Yes, it can rust outdoors after the zinc layer is consumed, damaged, or exposed to aggressive conditions for a long time. However, it usually lasts much longer than bare carbon steel because zinc corrodes first and protects the steel underneath. The actual service life depends on coating thickness, salt exposure, drainage, abrasion, humidity, and whether the part can dry after rain or cleaning.
Is white rust the same as red rust?
No. White rust is zinc corrosion, while red rust means the steel substrate has started corroding. Mild white rust may be mainly cosmetic, but heavy white deposits can consume zinc and reduce protection. It is often caused by wet storage, tight stacking, condensation, or poor ventilation. Dry packaging and airflow between coated parts reduce this problem.
Can CNC tolerances be held after galvanizing?

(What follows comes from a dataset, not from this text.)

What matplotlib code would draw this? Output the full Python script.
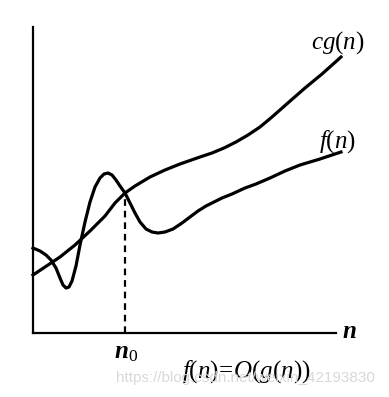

CNC tolerances can be controlled, but the coating must be considered. Hot-dip galvanizing adds more thickness and variation than zinc plating, so tight holes, threads, slots, and mating surfaces need clear drawing notes. Critical features may require masking, post-coating machining, thread chasing, or a thinner zinc plating process instead of hot-dip galvanizing.
Should I choose galvanizing or zinc plating?
Choose galvanizing when outdoor durability and thick zinc protection are more important than smooth appearance and tight coated dimensions. Choose zinc plating when the part is smaller, more precise, or used indoors with moderate corrosion exposure. For visible colored parts, powder coating may be better. For harsh environments with tight precision, stainless steel may be worth considering.